Written task: Your task is to print, exactly and only, the lines from the start of the entries below through the line with "(0,0) rectangle (1455,860);". Include both ends, but skip the pictures.

[Figure scripts]

******

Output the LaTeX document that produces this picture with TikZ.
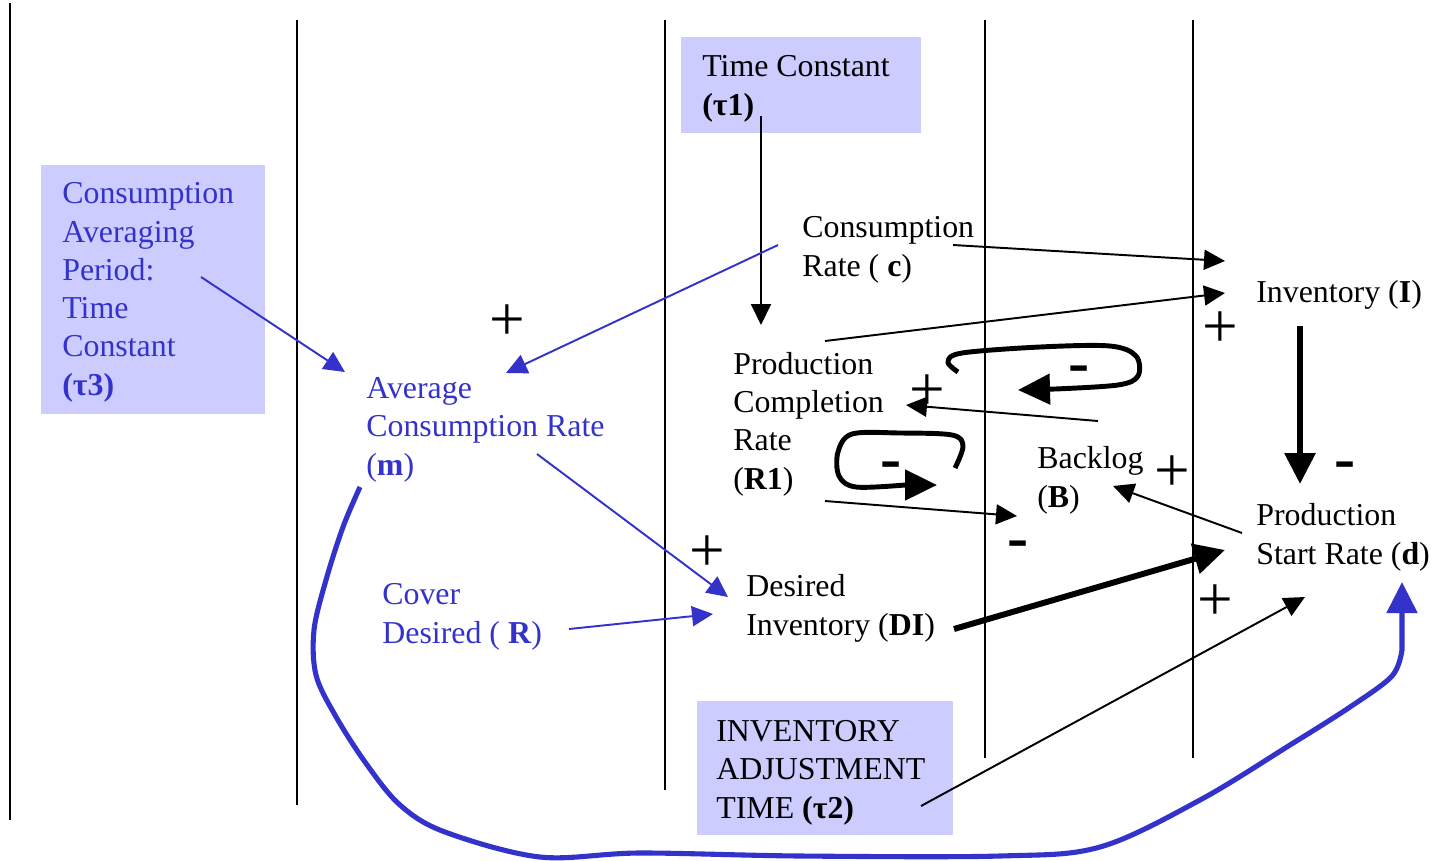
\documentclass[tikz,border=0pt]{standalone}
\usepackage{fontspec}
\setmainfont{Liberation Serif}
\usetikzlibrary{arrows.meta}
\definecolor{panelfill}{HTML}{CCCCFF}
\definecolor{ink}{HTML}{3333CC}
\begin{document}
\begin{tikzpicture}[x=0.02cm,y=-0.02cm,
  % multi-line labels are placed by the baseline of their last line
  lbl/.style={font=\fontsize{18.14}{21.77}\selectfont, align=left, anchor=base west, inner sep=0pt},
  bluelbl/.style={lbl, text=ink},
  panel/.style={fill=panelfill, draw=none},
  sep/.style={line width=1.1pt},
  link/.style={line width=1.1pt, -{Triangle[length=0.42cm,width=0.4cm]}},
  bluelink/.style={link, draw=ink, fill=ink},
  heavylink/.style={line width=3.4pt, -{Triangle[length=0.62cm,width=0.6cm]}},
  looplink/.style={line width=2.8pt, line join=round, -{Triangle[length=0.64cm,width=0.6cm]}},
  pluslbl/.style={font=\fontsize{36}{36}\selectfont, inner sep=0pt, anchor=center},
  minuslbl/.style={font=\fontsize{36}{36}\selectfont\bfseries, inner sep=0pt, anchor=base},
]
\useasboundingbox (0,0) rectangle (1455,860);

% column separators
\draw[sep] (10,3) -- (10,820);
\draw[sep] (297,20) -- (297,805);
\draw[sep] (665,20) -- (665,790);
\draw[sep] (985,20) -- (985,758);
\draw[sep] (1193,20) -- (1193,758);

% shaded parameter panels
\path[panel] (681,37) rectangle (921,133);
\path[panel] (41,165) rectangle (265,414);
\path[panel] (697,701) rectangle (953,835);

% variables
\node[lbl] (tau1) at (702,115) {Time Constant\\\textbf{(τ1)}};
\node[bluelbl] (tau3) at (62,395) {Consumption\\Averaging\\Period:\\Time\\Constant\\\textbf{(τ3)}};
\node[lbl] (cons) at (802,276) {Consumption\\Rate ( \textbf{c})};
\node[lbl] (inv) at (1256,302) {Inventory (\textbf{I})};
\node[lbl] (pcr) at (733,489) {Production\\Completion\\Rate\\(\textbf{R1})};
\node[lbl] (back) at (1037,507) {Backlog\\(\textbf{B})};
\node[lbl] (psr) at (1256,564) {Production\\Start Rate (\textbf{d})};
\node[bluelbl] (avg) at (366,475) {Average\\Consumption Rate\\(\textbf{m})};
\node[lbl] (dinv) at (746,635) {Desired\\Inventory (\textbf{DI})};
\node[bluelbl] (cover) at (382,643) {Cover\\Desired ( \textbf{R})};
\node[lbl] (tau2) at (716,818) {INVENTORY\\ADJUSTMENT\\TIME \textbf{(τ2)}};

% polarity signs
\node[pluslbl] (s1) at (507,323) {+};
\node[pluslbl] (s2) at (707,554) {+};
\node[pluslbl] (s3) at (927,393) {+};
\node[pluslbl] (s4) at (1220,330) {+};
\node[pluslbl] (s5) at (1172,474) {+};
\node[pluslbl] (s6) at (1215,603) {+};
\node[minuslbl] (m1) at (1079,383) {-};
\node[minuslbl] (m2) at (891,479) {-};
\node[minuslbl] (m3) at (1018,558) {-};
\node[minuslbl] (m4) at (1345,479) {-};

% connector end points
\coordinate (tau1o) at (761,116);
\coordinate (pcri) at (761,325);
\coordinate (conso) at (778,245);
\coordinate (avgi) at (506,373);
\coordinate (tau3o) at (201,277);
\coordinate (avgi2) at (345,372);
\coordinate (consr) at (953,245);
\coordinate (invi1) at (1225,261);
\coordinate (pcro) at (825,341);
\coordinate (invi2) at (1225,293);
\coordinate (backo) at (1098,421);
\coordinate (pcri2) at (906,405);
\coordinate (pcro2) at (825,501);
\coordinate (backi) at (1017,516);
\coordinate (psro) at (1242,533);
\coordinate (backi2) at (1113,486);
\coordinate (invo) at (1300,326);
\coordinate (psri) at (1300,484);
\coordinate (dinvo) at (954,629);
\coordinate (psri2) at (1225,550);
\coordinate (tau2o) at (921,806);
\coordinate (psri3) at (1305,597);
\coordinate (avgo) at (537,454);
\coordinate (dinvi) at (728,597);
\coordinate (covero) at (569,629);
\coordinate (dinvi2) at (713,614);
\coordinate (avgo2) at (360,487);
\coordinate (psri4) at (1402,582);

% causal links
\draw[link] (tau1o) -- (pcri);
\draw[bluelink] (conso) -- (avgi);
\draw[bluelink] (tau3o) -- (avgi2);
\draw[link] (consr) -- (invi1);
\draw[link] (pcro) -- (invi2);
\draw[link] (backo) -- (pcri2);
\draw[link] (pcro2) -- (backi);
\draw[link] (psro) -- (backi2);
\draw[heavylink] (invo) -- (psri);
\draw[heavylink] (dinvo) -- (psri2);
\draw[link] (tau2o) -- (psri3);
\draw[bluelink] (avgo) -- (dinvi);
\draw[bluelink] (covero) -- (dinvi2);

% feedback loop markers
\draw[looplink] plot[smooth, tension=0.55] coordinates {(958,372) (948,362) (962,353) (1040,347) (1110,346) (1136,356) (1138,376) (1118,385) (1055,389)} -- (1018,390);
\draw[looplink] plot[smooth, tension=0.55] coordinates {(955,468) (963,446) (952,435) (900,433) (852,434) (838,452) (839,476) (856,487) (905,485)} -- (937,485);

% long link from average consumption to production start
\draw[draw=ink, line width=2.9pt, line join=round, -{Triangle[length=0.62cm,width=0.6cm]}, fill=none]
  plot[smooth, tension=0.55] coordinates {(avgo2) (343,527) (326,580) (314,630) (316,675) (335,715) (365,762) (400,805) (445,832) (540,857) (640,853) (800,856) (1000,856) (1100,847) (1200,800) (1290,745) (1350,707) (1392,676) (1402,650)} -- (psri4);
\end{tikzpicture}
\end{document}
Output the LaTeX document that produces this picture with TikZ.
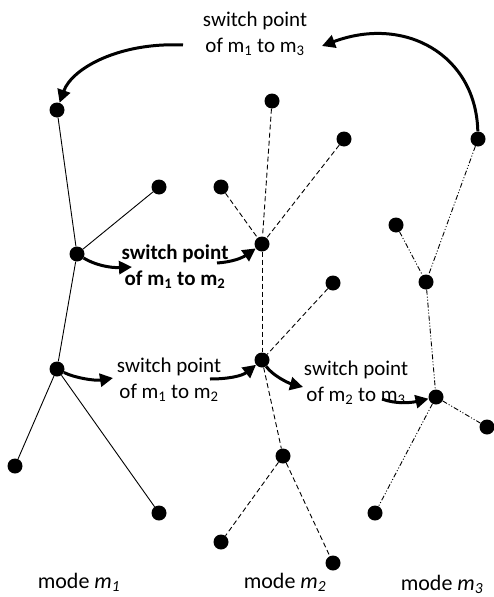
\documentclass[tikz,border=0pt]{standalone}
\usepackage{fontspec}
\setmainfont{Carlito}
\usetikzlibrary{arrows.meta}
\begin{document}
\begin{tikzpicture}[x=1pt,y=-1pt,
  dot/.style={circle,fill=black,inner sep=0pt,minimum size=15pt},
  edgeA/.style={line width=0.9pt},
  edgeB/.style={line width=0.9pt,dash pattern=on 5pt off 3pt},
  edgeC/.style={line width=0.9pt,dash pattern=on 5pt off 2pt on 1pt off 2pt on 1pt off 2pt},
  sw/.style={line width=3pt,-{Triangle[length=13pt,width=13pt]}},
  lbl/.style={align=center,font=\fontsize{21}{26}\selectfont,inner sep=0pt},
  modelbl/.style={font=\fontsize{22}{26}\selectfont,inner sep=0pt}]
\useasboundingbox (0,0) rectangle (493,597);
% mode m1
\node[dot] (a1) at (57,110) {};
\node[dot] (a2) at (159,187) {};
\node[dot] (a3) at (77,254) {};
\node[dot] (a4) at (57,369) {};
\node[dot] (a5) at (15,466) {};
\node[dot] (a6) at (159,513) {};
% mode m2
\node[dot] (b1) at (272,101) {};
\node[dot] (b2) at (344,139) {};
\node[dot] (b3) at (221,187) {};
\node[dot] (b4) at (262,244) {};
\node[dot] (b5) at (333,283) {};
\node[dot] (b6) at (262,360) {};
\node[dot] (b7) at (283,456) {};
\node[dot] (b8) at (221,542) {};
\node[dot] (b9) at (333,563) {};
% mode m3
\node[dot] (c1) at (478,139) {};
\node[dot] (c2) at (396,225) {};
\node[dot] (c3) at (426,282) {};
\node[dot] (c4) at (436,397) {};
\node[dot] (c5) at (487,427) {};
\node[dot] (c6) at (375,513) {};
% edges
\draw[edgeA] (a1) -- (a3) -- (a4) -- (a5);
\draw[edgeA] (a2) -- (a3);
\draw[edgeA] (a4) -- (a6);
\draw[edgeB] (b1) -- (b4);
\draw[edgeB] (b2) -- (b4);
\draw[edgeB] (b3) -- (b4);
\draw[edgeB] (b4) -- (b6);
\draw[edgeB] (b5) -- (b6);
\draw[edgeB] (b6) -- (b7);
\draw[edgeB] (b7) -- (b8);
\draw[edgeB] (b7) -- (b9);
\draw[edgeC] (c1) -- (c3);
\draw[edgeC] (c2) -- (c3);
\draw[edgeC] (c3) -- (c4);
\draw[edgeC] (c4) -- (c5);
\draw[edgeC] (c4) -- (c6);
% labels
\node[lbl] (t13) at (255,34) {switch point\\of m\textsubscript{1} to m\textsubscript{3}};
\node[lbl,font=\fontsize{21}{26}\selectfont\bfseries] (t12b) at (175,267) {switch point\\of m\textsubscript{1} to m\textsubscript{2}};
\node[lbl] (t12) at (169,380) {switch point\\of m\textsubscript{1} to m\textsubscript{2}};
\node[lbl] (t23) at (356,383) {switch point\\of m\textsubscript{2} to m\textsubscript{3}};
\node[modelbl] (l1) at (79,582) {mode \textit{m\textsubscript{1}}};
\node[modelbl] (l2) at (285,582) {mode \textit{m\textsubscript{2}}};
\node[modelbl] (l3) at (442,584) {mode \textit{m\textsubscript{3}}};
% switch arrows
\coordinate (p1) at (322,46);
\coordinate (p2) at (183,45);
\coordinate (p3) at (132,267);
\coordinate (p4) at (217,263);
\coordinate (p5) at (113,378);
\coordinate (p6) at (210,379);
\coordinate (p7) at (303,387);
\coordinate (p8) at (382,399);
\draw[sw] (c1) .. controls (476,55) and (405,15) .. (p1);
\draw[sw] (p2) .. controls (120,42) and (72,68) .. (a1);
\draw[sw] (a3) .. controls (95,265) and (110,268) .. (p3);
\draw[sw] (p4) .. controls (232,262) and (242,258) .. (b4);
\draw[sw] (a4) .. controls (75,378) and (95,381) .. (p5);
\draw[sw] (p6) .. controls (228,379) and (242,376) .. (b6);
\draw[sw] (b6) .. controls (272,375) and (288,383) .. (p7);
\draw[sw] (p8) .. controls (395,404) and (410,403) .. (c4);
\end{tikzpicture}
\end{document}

******

Response below:
Output the LaTeX document that produces this picture with TikZ.
\documentclass[tikz,border=0pt]{standalone}
\usepackage{fontspec}
\setmainfont{Liberation Serif}
\usetikzlibrary{arrows.meta}
\definecolor{panelfill}{HTML}{CCCCFF}
\definecolor{ink}{HTML}{3333CC}
\begin{document}
\begin{tikzpicture}[x=0.02cm,y=-0.02cm,
  % multi-line labels are placed by the baseline of their last line
  lbl/.style={font=\fontsize{18.14}{21.77}\selectfont, align=left, anchor=base west, inner sep=0pt},
  bluelbl/.style={lbl, text=ink},
  panel/.style={fill=panelfill, draw=none},
  sep/.style={line width=1.1pt},
  link/.style={line width=1.1pt, -{Triangle[length=0.42cm,width=0.4cm]}},
  bluelink/.style={link, draw=ink, fill=ink},
  heavylink/.style={line width=3.4pt, -{Triangle[length=0.62cm,width=0.6cm]}},
  looplink/.style={line width=2.8pt, line join=round, -{Triangle[length=0.64cm,width=0.6cm]}},
  pluslbl/.style={font=\fontsize{36}{36}\selectfont, inner sep=0pt, anchor=center},
  minuslbl/.style={font=\fontsize{36}{36}\selectfont\bfseries, inner sep=0pt, anchor=base},
]
\useasboundingbox (0,0) rectangle (1455,860);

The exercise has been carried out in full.